### DESCRIPTION OF THE TASK
Select and copy out every line in the records containing "matplotlib".

### Stored items from a collection
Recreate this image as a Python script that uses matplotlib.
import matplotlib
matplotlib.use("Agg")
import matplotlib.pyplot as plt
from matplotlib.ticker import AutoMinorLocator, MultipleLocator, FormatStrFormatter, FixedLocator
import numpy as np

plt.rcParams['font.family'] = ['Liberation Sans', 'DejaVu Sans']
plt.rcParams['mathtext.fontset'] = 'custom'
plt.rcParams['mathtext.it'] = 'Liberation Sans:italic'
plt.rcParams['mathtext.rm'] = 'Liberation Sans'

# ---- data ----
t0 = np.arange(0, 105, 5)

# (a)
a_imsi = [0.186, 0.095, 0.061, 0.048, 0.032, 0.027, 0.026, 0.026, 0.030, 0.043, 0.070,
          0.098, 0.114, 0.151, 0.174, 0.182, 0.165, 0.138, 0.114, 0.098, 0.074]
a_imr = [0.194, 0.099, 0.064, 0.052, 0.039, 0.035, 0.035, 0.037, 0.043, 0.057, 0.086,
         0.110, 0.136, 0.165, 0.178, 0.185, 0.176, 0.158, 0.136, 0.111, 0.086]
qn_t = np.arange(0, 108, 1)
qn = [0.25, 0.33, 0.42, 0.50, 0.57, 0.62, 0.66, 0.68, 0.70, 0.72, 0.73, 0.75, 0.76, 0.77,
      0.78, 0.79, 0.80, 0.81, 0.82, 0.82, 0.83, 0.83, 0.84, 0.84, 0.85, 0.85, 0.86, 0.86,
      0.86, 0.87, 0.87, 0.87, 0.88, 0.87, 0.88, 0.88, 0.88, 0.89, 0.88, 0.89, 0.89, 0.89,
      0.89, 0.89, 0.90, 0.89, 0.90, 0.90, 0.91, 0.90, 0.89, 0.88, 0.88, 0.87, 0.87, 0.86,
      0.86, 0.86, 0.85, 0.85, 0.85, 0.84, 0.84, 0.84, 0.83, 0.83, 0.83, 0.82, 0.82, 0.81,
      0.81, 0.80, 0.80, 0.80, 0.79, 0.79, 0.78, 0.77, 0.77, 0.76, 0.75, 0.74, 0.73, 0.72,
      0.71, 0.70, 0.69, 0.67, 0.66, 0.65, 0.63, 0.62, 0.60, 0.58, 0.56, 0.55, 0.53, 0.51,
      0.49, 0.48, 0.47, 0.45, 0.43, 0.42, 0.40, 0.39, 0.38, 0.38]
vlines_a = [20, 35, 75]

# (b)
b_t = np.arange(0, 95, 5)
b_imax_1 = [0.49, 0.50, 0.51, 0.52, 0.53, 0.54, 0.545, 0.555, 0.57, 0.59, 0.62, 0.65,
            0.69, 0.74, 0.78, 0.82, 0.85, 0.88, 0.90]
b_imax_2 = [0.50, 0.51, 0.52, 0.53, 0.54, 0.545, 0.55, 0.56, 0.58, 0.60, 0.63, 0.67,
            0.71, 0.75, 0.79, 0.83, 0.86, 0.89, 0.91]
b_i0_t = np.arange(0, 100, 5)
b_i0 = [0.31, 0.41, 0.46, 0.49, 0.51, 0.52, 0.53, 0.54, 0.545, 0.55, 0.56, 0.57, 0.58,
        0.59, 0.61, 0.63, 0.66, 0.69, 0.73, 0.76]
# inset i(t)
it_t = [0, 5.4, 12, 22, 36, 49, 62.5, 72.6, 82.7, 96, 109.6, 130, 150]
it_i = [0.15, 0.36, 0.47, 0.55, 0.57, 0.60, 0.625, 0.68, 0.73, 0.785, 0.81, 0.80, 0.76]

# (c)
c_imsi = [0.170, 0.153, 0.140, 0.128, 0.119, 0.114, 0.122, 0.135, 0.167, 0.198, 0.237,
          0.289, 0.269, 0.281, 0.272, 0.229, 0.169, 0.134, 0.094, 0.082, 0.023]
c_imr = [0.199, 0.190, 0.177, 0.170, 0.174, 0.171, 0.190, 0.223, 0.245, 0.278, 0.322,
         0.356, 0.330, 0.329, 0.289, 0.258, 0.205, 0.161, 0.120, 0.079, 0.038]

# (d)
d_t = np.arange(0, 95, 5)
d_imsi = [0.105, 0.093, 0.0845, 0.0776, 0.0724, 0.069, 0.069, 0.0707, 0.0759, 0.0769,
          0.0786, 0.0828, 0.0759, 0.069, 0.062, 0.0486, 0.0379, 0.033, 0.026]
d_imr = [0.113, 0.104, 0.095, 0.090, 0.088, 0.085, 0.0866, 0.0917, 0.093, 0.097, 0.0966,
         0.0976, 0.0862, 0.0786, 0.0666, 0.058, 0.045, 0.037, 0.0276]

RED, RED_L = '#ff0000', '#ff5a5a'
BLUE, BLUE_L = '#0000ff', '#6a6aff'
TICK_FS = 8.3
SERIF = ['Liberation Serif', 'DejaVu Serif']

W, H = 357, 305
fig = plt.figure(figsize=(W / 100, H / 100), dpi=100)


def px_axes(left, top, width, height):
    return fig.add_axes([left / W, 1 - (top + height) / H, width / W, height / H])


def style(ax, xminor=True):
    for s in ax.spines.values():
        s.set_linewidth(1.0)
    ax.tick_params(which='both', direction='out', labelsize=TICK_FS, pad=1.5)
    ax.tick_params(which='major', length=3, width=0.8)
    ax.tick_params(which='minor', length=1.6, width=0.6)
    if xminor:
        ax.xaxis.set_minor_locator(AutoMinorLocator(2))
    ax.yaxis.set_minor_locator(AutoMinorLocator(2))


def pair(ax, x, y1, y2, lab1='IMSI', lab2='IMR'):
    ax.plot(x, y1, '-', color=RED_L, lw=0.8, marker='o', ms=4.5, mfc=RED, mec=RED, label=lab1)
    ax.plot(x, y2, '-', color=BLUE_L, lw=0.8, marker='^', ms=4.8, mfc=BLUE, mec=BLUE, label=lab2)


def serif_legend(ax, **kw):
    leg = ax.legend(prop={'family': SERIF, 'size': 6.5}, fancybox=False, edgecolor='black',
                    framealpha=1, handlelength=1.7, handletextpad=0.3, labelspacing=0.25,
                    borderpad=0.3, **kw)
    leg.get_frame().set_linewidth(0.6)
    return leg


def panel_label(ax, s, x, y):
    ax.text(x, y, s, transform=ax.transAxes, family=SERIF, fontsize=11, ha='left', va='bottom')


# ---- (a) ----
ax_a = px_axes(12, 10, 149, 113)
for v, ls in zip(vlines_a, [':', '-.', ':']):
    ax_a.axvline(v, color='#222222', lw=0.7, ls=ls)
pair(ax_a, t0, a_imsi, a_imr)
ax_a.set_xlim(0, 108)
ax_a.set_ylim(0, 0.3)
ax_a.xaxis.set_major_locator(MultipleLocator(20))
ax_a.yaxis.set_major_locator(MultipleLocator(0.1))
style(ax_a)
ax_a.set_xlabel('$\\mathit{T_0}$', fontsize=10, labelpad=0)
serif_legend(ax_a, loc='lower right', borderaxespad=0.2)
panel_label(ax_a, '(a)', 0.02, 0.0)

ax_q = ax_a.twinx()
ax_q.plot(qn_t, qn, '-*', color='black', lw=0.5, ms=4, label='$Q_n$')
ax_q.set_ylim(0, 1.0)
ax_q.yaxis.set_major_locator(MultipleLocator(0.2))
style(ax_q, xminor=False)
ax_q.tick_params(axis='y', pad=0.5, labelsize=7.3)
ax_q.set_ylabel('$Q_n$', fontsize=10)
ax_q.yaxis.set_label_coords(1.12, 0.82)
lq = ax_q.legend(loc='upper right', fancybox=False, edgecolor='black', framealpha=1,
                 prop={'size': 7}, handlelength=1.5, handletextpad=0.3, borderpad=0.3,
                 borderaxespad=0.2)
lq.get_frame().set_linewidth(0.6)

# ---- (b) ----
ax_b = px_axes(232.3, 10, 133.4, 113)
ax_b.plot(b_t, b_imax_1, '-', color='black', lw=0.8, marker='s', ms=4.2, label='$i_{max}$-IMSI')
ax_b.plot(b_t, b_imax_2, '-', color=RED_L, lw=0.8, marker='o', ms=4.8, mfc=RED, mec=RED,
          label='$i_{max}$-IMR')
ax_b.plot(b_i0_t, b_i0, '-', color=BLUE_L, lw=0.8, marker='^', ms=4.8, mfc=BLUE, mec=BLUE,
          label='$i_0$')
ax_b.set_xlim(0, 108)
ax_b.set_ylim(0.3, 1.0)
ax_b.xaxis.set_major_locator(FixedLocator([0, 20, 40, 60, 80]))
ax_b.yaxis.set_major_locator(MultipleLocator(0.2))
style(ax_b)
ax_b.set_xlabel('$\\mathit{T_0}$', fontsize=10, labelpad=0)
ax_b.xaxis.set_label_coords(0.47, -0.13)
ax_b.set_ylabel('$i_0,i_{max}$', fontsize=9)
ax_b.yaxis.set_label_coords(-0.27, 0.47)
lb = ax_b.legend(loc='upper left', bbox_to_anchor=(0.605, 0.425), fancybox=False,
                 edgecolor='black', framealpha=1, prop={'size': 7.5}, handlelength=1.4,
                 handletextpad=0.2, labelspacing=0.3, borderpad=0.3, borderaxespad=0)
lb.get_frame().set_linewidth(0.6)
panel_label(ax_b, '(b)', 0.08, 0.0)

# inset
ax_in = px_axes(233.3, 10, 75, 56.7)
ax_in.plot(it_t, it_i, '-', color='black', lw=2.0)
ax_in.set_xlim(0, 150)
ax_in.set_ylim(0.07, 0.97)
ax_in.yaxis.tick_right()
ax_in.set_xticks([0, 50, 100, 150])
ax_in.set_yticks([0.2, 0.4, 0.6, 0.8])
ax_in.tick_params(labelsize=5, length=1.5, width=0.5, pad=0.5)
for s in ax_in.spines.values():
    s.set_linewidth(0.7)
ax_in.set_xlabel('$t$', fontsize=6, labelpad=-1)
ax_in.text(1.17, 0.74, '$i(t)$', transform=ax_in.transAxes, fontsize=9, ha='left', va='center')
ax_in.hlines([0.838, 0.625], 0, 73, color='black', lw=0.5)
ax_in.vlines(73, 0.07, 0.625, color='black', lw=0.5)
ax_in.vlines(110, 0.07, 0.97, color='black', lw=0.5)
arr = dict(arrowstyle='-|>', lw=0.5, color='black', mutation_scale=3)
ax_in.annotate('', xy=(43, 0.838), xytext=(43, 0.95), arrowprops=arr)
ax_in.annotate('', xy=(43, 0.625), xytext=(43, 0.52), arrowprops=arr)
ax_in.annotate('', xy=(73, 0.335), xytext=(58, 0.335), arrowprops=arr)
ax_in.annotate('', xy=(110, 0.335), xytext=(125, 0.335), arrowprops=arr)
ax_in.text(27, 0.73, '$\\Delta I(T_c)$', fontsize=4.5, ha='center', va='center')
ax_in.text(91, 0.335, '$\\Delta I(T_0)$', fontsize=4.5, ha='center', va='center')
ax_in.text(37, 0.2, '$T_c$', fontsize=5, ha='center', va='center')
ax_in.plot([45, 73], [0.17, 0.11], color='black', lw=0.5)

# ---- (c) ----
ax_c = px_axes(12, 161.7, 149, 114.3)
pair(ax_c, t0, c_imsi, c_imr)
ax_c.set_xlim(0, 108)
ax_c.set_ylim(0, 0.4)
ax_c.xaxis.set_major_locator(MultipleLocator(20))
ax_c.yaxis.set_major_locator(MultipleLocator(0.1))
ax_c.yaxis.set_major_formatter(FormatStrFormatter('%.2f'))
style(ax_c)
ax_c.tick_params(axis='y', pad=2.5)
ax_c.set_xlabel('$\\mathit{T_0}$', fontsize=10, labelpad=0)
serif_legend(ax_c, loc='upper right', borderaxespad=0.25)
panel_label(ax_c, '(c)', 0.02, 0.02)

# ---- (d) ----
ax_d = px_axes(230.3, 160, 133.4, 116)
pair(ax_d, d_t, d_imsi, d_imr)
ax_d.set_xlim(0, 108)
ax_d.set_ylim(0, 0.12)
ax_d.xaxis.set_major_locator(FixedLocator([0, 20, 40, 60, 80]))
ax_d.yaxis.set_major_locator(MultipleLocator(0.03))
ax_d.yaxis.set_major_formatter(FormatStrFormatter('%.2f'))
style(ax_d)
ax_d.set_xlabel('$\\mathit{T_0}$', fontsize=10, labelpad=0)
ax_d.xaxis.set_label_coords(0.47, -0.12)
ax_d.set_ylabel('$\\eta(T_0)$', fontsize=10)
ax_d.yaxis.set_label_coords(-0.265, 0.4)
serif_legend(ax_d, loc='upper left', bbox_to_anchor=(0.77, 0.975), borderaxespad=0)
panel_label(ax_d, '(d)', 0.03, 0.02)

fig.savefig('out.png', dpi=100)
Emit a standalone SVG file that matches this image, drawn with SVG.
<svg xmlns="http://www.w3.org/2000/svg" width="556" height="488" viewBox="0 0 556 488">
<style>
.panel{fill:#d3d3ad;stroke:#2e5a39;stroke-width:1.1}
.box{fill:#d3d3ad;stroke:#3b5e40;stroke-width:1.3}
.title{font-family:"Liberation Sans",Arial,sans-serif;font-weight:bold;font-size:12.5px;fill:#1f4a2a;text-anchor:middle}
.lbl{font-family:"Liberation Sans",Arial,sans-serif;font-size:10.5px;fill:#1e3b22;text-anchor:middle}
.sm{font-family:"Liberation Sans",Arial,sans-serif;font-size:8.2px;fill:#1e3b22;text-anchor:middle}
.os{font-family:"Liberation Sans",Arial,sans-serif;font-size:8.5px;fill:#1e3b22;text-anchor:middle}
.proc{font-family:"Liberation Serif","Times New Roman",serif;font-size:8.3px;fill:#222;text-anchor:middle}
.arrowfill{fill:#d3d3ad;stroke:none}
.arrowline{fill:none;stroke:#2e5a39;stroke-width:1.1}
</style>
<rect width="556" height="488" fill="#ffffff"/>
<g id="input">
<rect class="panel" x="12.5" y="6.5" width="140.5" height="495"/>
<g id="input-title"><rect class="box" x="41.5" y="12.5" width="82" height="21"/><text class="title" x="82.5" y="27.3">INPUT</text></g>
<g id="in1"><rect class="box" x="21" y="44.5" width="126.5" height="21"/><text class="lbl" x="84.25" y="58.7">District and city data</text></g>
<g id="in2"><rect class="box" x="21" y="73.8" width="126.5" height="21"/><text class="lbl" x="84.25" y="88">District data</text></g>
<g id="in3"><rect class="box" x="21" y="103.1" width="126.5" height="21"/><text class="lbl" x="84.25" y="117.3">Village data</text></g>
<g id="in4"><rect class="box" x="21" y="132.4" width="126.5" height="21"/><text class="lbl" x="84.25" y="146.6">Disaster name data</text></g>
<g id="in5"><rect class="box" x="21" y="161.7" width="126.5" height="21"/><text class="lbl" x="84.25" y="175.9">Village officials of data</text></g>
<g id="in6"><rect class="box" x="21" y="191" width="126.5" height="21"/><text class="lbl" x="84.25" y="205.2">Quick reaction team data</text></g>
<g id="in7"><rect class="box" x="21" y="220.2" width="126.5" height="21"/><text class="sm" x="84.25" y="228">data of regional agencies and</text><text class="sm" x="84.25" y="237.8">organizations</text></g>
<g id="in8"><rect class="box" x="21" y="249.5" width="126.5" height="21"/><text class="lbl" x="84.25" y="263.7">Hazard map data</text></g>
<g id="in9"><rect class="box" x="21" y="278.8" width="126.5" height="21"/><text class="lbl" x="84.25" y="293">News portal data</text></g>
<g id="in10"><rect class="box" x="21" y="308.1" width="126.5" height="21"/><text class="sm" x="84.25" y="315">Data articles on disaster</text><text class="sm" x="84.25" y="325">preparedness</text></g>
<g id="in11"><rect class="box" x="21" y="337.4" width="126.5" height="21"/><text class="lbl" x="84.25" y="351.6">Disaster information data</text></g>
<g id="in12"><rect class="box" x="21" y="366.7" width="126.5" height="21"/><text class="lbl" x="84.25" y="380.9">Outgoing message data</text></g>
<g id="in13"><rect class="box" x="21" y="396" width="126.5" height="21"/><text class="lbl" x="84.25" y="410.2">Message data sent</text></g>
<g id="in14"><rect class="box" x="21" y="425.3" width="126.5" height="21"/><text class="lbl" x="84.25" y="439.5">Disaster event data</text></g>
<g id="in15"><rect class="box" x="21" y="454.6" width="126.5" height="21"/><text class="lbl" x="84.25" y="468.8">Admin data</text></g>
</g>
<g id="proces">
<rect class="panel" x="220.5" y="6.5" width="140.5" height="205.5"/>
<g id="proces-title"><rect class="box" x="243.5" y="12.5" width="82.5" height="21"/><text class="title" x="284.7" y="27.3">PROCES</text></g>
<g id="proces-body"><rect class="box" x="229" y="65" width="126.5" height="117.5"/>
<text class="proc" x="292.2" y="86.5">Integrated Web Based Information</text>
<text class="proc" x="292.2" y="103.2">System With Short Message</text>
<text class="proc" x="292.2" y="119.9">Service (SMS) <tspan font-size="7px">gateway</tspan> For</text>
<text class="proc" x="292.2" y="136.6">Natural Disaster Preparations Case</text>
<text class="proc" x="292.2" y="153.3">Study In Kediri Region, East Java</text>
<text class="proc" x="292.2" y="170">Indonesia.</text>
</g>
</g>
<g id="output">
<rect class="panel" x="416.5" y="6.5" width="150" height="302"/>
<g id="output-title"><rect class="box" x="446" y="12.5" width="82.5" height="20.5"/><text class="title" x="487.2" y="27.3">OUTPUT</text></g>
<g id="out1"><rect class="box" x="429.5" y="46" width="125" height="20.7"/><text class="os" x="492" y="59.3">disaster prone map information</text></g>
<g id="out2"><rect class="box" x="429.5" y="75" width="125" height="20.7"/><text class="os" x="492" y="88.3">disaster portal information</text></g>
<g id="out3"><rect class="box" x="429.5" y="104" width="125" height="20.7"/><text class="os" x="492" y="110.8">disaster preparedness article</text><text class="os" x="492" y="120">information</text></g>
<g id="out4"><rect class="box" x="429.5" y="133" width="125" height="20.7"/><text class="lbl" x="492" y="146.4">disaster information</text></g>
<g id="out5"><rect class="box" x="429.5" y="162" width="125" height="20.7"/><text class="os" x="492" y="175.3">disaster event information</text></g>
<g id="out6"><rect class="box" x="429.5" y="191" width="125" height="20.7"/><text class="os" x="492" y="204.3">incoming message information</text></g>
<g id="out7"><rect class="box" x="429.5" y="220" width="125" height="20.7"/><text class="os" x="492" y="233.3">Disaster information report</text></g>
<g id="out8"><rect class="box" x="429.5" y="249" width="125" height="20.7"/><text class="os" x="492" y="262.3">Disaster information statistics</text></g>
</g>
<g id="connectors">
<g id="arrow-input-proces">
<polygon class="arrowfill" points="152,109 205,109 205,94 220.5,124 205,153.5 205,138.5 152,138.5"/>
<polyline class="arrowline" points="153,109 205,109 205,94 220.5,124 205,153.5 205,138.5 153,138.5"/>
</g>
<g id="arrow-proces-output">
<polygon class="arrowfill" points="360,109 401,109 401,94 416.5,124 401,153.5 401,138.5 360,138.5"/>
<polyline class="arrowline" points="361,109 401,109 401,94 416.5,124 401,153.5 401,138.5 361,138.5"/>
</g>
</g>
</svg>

### THE REPLY
Recreate this image as a Python script that uses matplotlib.
import matplotlib
matplotlib.use("Agg")
import matplotlib.pyplot as plt
from matplotlib.ticker import AutoMinorLocator, MultipleLocator, FormatStrFormatter, FixedLocator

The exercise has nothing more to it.